05 septiembre 2008

Crítica Cultural/La violencia y el poder de las palabras- Por Mirta Vázquez

La violencia y el poder de las palabras


Por Mirta Vazquez de Teitelbaum*
(para La Tecl@ Eñe)



El término violencia parece un comodín para todo uso. Los medios lo usan calificando tipos de hechos que, por su aparente contundencia, sorprende negativamente a la opinión pública. Así tenemos violencia social, en la escuela, en los colectivos, en la calle y en los medios, acoso laboral, magnicidio, crímenes mafiosos, prostitución y pederastia.
Como se sabe el ejercicio de la fuerza de los más fuertes sobre los más débiles no es nuevo. Quizás, como somos más, se haya acrecentado.
No obstante propongo un ejercicio de pensamiento para ocuparnos de nuestro medio social, el cual, en lo que a mi respecta es, específicamente, la Ciudad de Buenos Aires.
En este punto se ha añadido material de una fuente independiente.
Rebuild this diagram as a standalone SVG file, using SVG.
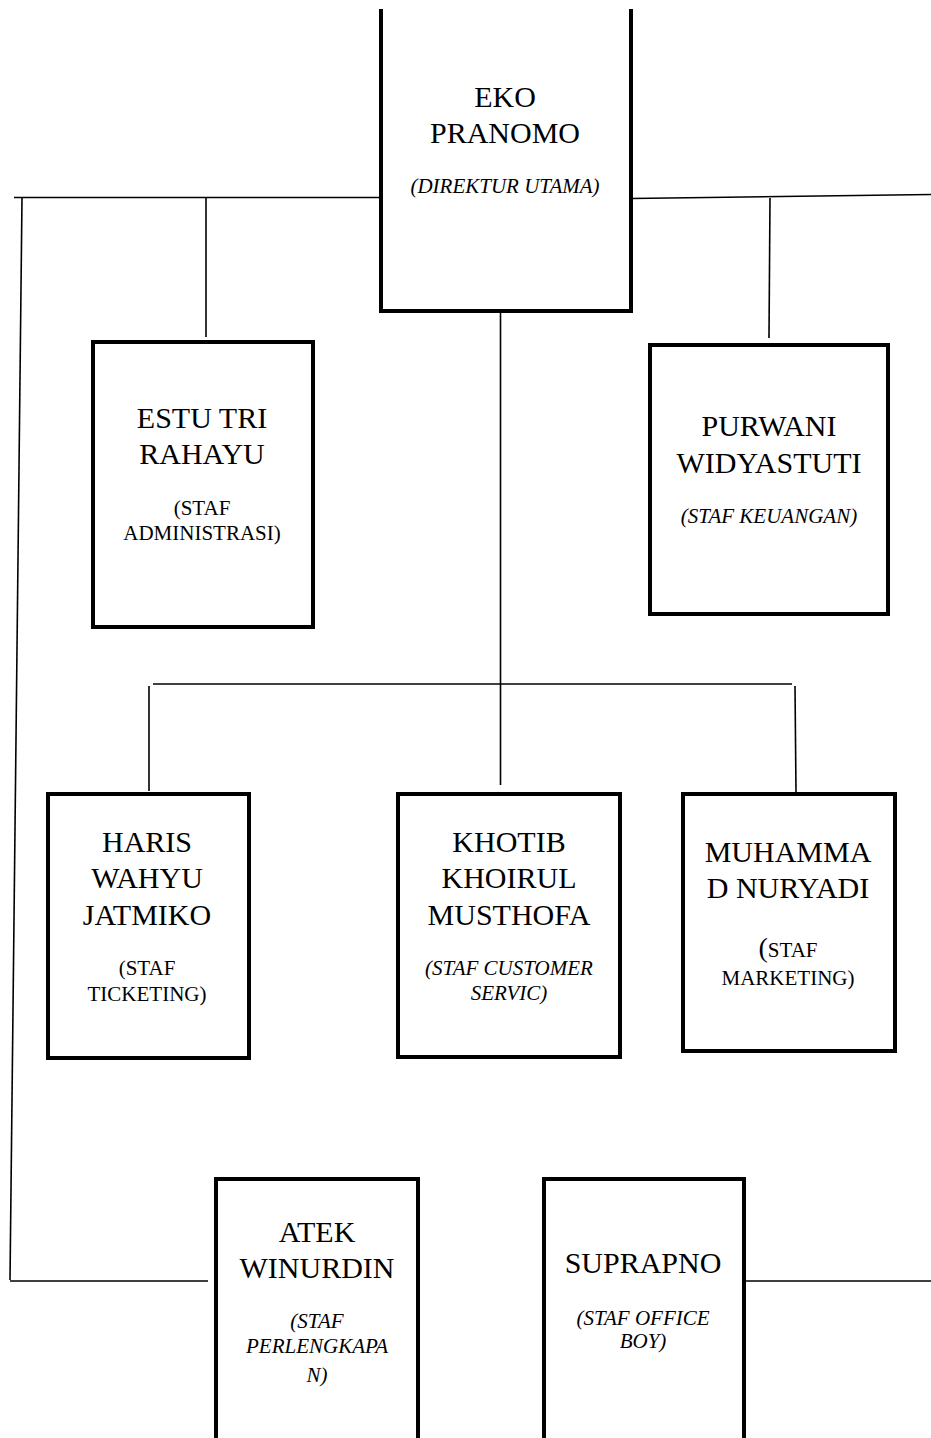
<svg xmlns="http://www.w3.org/2000/svg" width="931" height="1438" viewBox="0 0 931 1438">
<style>
.box{fill:#fff;stroke:#000;stroke-width:4}
.ln{fill:none;stroke:#000;stroke-width:1.6}
.nm{font-size:30px;text-anchor:middle;fill:#000}
.sb{font-size:21px;text-anchor:middle;fill:#000}
.it{font-style:italic}
</style>
<rect width="931" height="1438" fill="#fff"/>
<g id="connectors">
<polyline class="ln" points="14,197.5 381,197.5"/>
<polyline class="ln" points="631,198.5 931,194.5"/>
<polyline class="ln" points="22,198 10,1280"/>
<polyline class="ln" points="10,1281 208,1281"/>
<polyline class="ln" points="206,198 206,337"/>
<polyline class="ln" points="770,198 769,338"/>
<polyline class="ln" points="500.5,313 500.5,785"/>
<polyline class="ln" points="153,684 792,684"/>
<polyline class="ln" points="149,686 149,791"/>
<polyline class="ln" points="795,686 796,792"/>
<polyline class="ln" points="744,1281 931,1281"/>
</g>
<g font-family="'Liberation Serif', 'Times New Roman', serif">
<g id="eko">
<path class="box" d="M381,9 V311 H631 V9"/>
<text class="nm" x="505" y="107">EKO</text>
<text class="nm" x="505" y="143">PRANOMO</text>
<text class="sb it" x="505" y="193">(DIREKTUR UTAMA)</text>
</g>
<g id="estu">
<rect class="box" x="93" y="342" width="220" height="285"/>
<text class="nm" x="202" y="428">ESTU TRI</text>
<text class="nm" x="202" y="464">RAHAYU</text>
<text class="sb" x="202" y="515">(STAF</text>
<text class="sb" x="202" y="540">ADMINISTRASI)</text>
</g>
<g id="purwani">
<rect class="box" x="650" y="345" width="238" height="269"/>
<text class="nm" x="769" y="436">PURWANI</text>
<text class="nm" x="769" y="473">WIDYASTUTI</text>
<text class="sb it" x="769" y="523">(STAF KEUANGAN)</text>
</g>
<g id="haris">
<rect class="box" x="48" y="794" width="201" height="264"/>
<text class="nm" x="147" y="852">HARIS</text>
<text class="nm" x="147" y="888">WAHYU</text>
<text class="nm" x="147" y="925">JATMIKO</text>
<text class="sb" x="147" y="975">(STAF</text>
<text class="sb" x="147" y="1001">TICKETING)</text>
</g>
<g id="khotib">
<rect class="box" x="398" y="794" width="222" height="263"/>
<text class="nm" x="509" y="852">KHOTIB</text>
<text class="nm" x="509" y="888">KHOIRUL</text>
<text class="nm" x="509" y="925">MUSTHOFA</text>
<text class="sb it" x="509" y="975">(STAF CUSTOMER</text>
<text class="sb it" x="509" y="1000">SERVIC)</text>
</g>
<g id="muhammad">
<rect class="box" x="683" y="794" width="212" height="257"/>
<text class="nm" x="788" y="862">MUHAMMA</text>
<text class="nm" x="788" y="898">D NURYADI</text>
<text class="sb" x="788" y="957"><tspan font-size="28px">(</tspan>STAF</text>
<text class="sb" x="788" y="985">MARKETING)</text>
</g>
<g id="atek">
<rect class="box" x="216" y="1179" width="202" height="290"/>
<text class="nm" x="317" y="1242">ATEK</text>
<text class="nm" x="317" y="1278">WINURDIN</text>
<text class="sb it" x="317" y="1328">(STAF</text>
<text class="sb it" x="317" y="1353">PERLENGKAPA</text>
<text class="sb it" x="317" y="1382">N)</text>
</g>
<g id="suprapno">
<rect class="box" x="544" y="1179" width="200" height="290"/>
<text class="nm" x="643" y="1273">SUPRAPNO</text>
<text class="sb it" x="643" y="1325">(STAF OFFICE</text>
<text class="sb it" x="643" y="1348">BOY)</text>
</g>
</g>
</svg>
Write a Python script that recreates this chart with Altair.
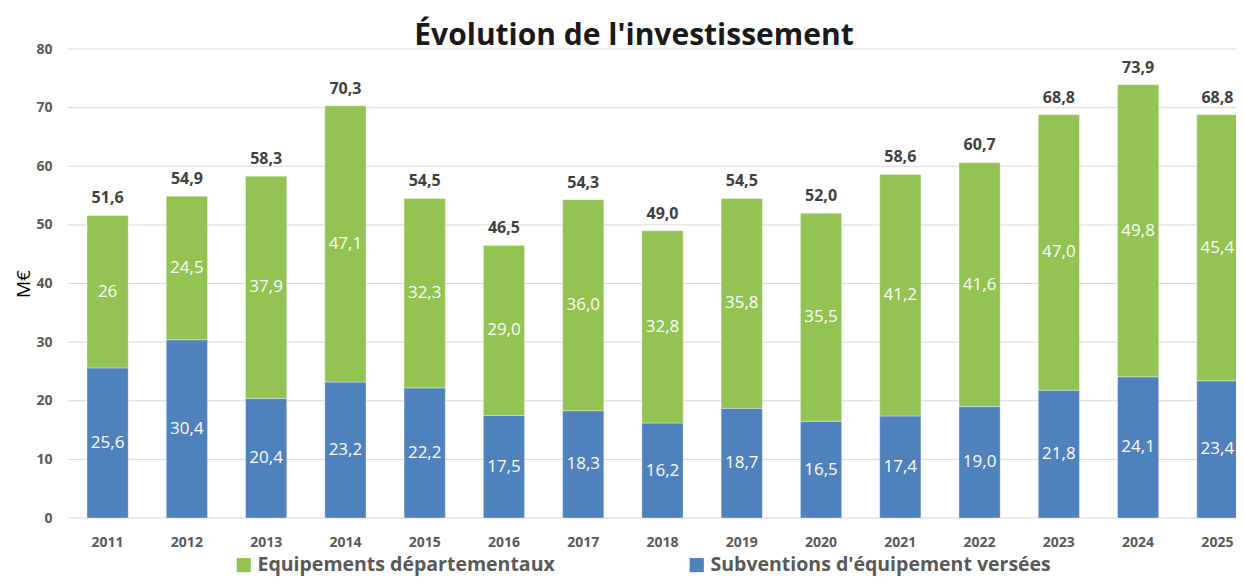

“Las palabras son aire y van al aire”… (Parafraseado de Gustavo Adolfo Bécquer: “Los suspiros son aire y van al aire”…Poema de amor.)

Hace unos años, más precisamente en 1996, la Escuela de la Orientación Lacaniana tituló su Encuentro Internacional de Psicoanálisis: Los poderes de la palabra.

Evidentemente se creía (se cree) que la palabra implica cierta forma de ejercer el poder. Los analistas lo saben a partir de Freud, quien instituyó la transferencia, elevada por Lacan al rango de concepto fundamental del psicoanálisis, en una forma de amor al saber que le permite a quien se analiza ligarse afectivamente a otro, el analista. Este, a su vez le devuelve palabras bajo la forma de interpretación.
Es obvio, entonces, que esta invención occidental, se basó en unos de los pilares de la civilización: la palabra.
Transmisión oral se le llama en otras culturas al saber que pasa de una generación a otra.
Luego, la escritura hace la Historia. Y la historia de los pueblos no es más que la narración, épica, de sus logros y fracasos.
En la Argentina se está revisando los años 70, llamados años de plomo porque revisten una violencia inédita para la generación que andábamos por los 20 y tantos en ese momento, están sobre el tapete.

A fines de los 60, pasada ya la época del tango cuyos asesinatos cometidos por guapos a ultranza por culpa de mujeres traidoras obedecían al crimen pasional como variante límite de ciertas neurosis, comienza la violencia real.
El asesinato de Aramburu, a mi entender, marca la diferencia.
Por otra parte el psicoanálisis se empieza a difundir en una clase media “esclarecida” respecto a las condiciones sociales y políticas del país. De esta clase media, justamente, surgen los grupos armados que bajo la denominación oficial de subversivos actuarán hasta fines de los 70, cuando sus integrantes son aniquilados por la represión militar.
Hago hincapié en esta década porque las siguientes son subsidiarias de un tipo de violencia que reniega de lo simbólico para ubicarse, hasta ahora, en la realidad cotidiana de manera angustiante.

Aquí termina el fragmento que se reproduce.